INFORMATION PROVIDED ▸
┌──
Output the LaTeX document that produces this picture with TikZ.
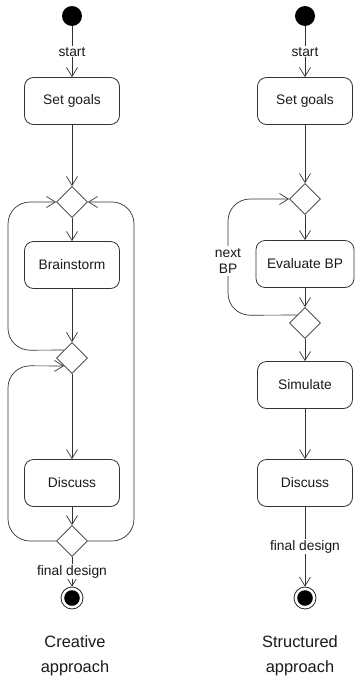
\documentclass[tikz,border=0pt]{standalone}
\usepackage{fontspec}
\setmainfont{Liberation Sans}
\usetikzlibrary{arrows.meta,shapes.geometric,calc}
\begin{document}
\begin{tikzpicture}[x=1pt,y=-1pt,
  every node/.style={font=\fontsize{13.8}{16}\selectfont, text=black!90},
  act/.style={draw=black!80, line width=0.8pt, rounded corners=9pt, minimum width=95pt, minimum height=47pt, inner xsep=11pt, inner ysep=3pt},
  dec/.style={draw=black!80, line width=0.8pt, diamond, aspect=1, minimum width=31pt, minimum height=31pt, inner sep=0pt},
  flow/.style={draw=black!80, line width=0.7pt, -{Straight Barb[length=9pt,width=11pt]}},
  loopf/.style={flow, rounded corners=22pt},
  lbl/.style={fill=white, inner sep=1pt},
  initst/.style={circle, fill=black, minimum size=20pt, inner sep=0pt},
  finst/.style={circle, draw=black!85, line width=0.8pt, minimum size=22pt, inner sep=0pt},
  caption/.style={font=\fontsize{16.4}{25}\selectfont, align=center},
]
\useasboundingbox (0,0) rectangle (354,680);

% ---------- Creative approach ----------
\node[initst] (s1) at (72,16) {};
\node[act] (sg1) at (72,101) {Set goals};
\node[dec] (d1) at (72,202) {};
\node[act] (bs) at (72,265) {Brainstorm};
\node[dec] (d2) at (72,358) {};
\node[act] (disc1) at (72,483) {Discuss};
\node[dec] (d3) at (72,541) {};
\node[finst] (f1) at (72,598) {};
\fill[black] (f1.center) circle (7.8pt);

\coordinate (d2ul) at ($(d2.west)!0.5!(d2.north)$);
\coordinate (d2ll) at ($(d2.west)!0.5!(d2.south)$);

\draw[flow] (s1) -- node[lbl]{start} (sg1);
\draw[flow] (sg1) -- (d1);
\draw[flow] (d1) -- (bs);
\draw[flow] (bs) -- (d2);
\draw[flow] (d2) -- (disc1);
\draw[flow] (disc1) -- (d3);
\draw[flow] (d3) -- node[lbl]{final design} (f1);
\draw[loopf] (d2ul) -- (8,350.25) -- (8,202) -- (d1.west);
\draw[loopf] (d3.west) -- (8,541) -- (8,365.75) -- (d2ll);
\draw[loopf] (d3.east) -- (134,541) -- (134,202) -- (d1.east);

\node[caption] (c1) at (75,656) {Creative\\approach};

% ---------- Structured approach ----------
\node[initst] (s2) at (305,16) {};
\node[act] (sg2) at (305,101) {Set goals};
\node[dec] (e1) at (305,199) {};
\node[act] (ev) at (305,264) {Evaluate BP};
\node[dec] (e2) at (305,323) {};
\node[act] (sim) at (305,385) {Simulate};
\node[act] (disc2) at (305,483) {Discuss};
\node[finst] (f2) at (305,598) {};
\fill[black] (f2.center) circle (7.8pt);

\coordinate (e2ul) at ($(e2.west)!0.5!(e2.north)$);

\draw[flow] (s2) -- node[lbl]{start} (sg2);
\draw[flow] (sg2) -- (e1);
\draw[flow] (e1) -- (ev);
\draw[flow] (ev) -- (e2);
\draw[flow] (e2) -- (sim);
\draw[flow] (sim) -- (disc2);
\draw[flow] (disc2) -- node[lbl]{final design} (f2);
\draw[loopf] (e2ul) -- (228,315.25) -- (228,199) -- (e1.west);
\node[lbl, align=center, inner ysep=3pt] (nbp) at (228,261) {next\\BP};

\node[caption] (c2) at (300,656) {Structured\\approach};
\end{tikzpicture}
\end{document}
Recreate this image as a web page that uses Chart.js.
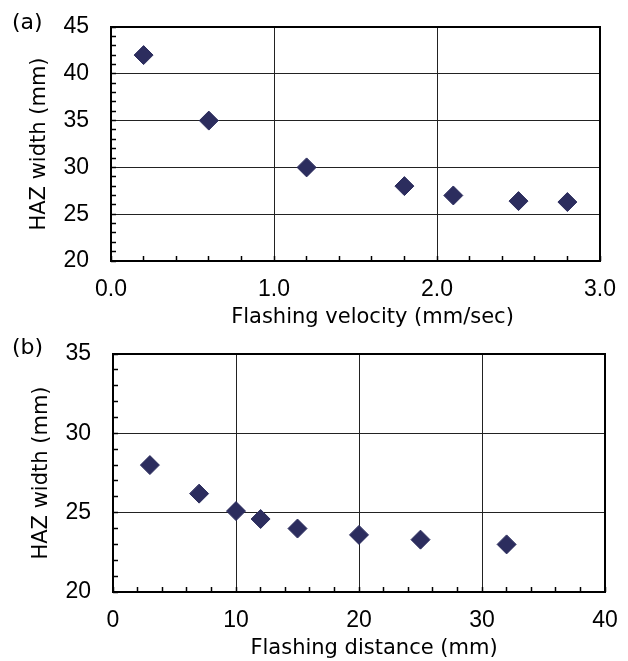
└──
PROBLEM TO SOLVE ▸ Print each record exactly as it stands, leaving the images out.

CORRECT ANSWER ▸
Output the LaTeX document that produces this picture with TikZ.
\documentclass[tikz,border=0pt]{standalone}
\usepackage{fontspec}
\setmainfont{Liberation Sans}
\usetikzlibrary{arrows.meta,shapes.geometric,calc}
\begin{document}
\begin{tikzpicture}[x=1pt,y=-1pt,
  every node/.style={font=\fontsize{13.8}{16}\selectfont, text=black!90},
  act/.style={draw=black!80, line width=0.8pt, rounded corners=9pt, minimum width=95pt, minimum height=47pt, inner xsep=11pt, inner ysep=3pt},
  dec/.style={draw=black!80, line width=0.8pt, diamond, aspect=1, minimum width=31pt, minimum height=31pt, inner sep=0pt},
  flow/.style={draw=black!80, line width=0.7pt, -{Straight Barb[length=9pt,width=11pt]}},
  loopf/.style={flow, rounded corners=22pt},
  lbl/.style={fill=white, inner sep=1pt},
  initst/.style={circle, fill=black, minimum size=20pt, inner sep=0pt},
  finst/.style={circle, draw=black!85, line width=0.8pt, minimum size=22pt, inner sep=0pt},
  caption/.style={font=\fontsize{16.4}{25}\selectfont, align=center},
]
\useasboundingbox (0,0) rectangle (354,680);

% ---------- Creative approach ----------
\node[initst] (s1) at (72,16) {};
\node[act] (sg1) at (72,101) {Set goals};
\node[dec] (d1) at (72,202) {};
\node[act] (bs) at (72,265) {Brainstorm};
\node[dec] (d2) at (72,358) {};
\node[act] (disc1) at (72,483) {Discuss};
\node[dec] (d3) at (72,541) {};
\node[finst] (f1) at (72,598) {};
\fill[black] (f1.center) circle (7.8pt);

\coordinate (d2ul) at ($(d2.west)!0.5!(d2.north)$);
\coordinate (d2ll) at ($(d2.west)!0.5!(d2.south)$);

\draw[flow] (s1) -- node[lbl]{start} (sg1);
\draw[flow] (sg1) -- (d1);
\draw[flow] (d1) -- (bs);
\draw[flow] (bs) -- (d2);
\draw[flow] (d2) -- (disc1);
\draw[flow] (disc1) -- (d3);
\draw[flow] (d3) -- node[lbl]{final design} (f1);
\draw[loopf] (d2ul) -- (8,350.25) -- (8,202) -- (d1.west);
\draw[loopf] (d3.west) -- (8,541) -- (8,365.75) -- (d2ll);
\draw[loopf] (d3.east) -- (134,541) -- (134,202) -- (d1.east);

\node[caption] (c1) at (75,656) {Creative\\approach};

% ---------- Structured approach ----------
\node[initst] (s2) at (305,16) {};
\node[act] (sg2) at (305,101) {Set goals};
\node[dec] (e1) at (305,199) {};
\node[act] (ev) at (305,264) {Evaluate BP};
\node[dec] (e2) at (305,323) {};
\node[act] (sim) at (305,385) {Simulate};
\node[act] (disc2) at (305,483) {Discuss};
\node[finst] (f2) at (305,598) {};
\fill[black] (f2.center) circle (7.8pt);

\coordinate (e2ul) at ($(e2.west)!0.5!(e2.north)$);

\draw[flow] (s2) -- node[lbl]{start} (sg2);
\draw[flow] (sg2) -- (e1);
\draw[flow] (e1) -- (ev);
\draw[flow] (ev) -- (e2);
\draw[flow] (e2) -- (sim);
\draw[flow] (sim) -- (disc2);
\draw[flow] (disc2) -- node[lbl]{final design} (f2);
\draw[loopf] (e2ul) -- (228,315.25) -- (228,199) -- (e1.west);
\node[lbl, align=center, inner ysep=3pt] (nbp) at (228,261) {next\\BP};

\node[caption] (c2) at (300,656) {Structured\\approach};
\end{tikzpicture}
\end{document}
Recreate this image as a web page that uses Chart.js.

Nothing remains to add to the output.